Self-identified bots accounted for 14% of all http requests coming from OVH et al (the rest must be spammers). Most of these bots look legit. Moreover, several are RSS readers, which I most certainly don’t want to block. So I won’t be adding any firewall rules after all.

Are these bots self-aware?

(Added on 2018-04-08.)

Since I published this post, the spammy referrers magically stopped.

Number of requests from OVH et al. IP addresses, including those supplying fake referrers and excluding self-identified bots. The blue line marks this post’s publication date.

The total number of requests from the identified IP ranges dropped sharply, and the remaining ones had either no referrer or a sane referrer like ro-che.info or planet.haskell.org.

These are some hypotheses as to what could happen, although none of them strikes me as very likely.
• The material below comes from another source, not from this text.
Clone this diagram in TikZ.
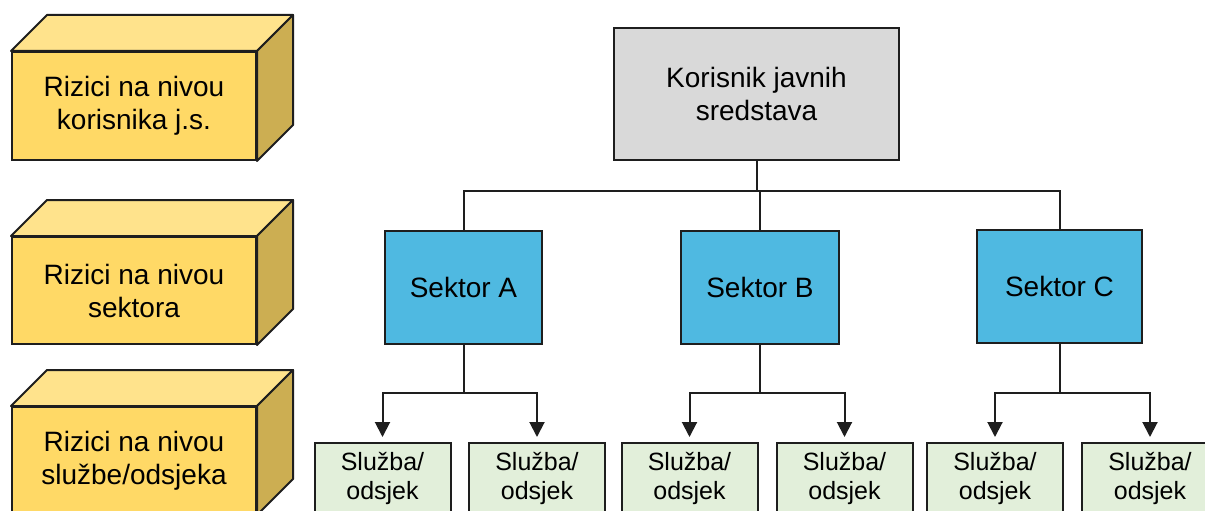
\documentclass[tikz,border=0pt]{standalone}
\usepackage{fontspec}
\setmainfont{Liberation Sans}
\usetikzlibrary{calc,arrows.meta}

\definecolor{cubefrontc}{HTML}{FFD966}
\definecolor{cubetopc}{HTML}{FFE38C}
\definecolor{cubesidec}{HTML}{CCAE52}
\definecolor{rootc}{HTML}{D9D9D9}
\definecolor{sectorc}{HTML}{4FB9E1}
\definecolor{unitc}{HTML}{E2EFDA}
\definecolor{edgec}{HTML}{1E1E1E}

\tikzset{
  box/.style={draw=edgec, line width=2pt, rectangle, inner sep=0pt,
    align=center, text=black},
  bigtext/.style={font=\fontsize{28}{33}\selectfont},
  cubefront/.style={box, bigtext, fill=cubefrontc, minimum width=244pt},
  rootbox/.style={box, bigtext, fill=rootc, minimum width=285pt, minimum height=132pt},
  sectorbox/.style={box, bigtext, fill=sectorc, minimum height=113pt},
  unitbox/.style={box, fill=unitc, minimum width=136pt, minimum height=70pt,
    font=\fontsize{25}{29}\selectfont},
  link/.style={draw=edgec, line width=2pt},
  arrowlink/.style={link, -{Triangle[length=15pt,width=15pt]}, shorten >=5pt},
  cubeface/.style={draw=edgec, line width=2pt, line join=round},
}

% front face plus the top and right faces of a box drawn in perspective
\newcommand{\cubefaces}[1]{%
  \filldraw[cubeface, fill=cubetopc] (#1.north west) -- ++(36,-36)
    -- ($(#1.north east)+(36,-36)$) -- (#1.north east) -- cycle;
  \filldraw[cubeface, fill=cubesidec] (#1.north east) -- ++(36,-36)
    -- ($(#1.south east)+(36,-36)$) -- (#1.south east) -- cycle;
}

\begin{document}
\begin{tikzpicture}[x=1pt, y=-1pt]
  \useasboundingbox (0,0) rectangle (1205,511);
  \fill[white] (0,0) rectangle (1205,511);
  \clip (0,0) rectangle (1205,511);

  % level boxes on the left
  \node[cubefront, minimum height=108pt] (lvlA) at (134,106) {Rizici na nivou\\korisnika j.s.};
  \cubefaces{lvlA}
  \node[cubefront, minimum height=107pt] (lvlB) at (134,290.5) {Rizici na nivou\\sektora};
  \cubefaces{lvlB}
  \node[cubefront, minimum height=107pt] (lvlC) at (134,460.5) {Rizici na nivou\\službe/odsjeka};
  \cubefaces{lvlC}

  % organisation chart
  \node[rootbox] (root) at (756.5,94) {Korisnik javnih\\sredstava};

  \node[sectorbox, minimum width=157pt] (secA) at (463.5,287.5) {Sektor A};
  \node[sectorbox, minimum width=158pt] (secB) at (760,287.5) {Sektor B};
  \node[sectorbox, minimum width=165pt] (secC) at (1059.5,286.5) {Sektor C};

  \node[unitbox] (u1) at (382.5,478) {Služba/\\odsjek};
  \node[unitbox] (u2) at (537,478) {Služba/\\odsjek};
  \node[unitbox] (u3) at (689.5,478) {Služba/\\odsjek};
  \node[unitbox] (u4) at (844.5,478) {Služba/\\odsjek};
  \node[unitbox] (u5) at (995,478) {Služba/\\odsjek};
  \node[unitbox] (u6) at (1150,478) {Služba/\\odsjek};

  % root to sectors
  \coordinate (busTop) at (root.south |- 0,191);
  \draw[link] (root.south) -- (busTop);
  \draw[link] (secA.north) |- (busTop) -| (secC.north);
  \draw[link] (busTop) -- (busTop -| secB.north) -- (secB.north);

  % sectors to units
  \coordinate (busA) at (secA.south |- 0,393);
  \coordinate (busB) at (secB.south |- 0,393);
  \coordinate (busC) at (secC.south |- 0,393);
  \draw[link] (secA.south) -- (busA);
  \draw[link] (secB.south) -- (busB);
  \draw[link] (secC.south) -- (busC);
  \draw[arrowlink] (busA) -| (u1.north);
  \draw[arrowlink] (busA) -| (u2.north);
  \draw[arrowlink] (busB) -| (u3.north);
  \draw[arrowlink] (busB) -| (u4.north);
  \draw[arrowlink] (busC) -| (u5.north);
  \draw[arrowlink] (busC) -| (u6.north);
\end{tikzpicture}
\end{document}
  1. These bots are self-aware; they found out that I exposed them and altered their behavior.
  2. The bots’ owners found my article and altered their bots’ behavior.
  3. Around the same time as I wrote this article, I moved the site from a server in Germany to one in the UK. Was there something preventing the bots from updating their DNS records for two weeks?
  4. Or maybe they are not interested in spamming British servers?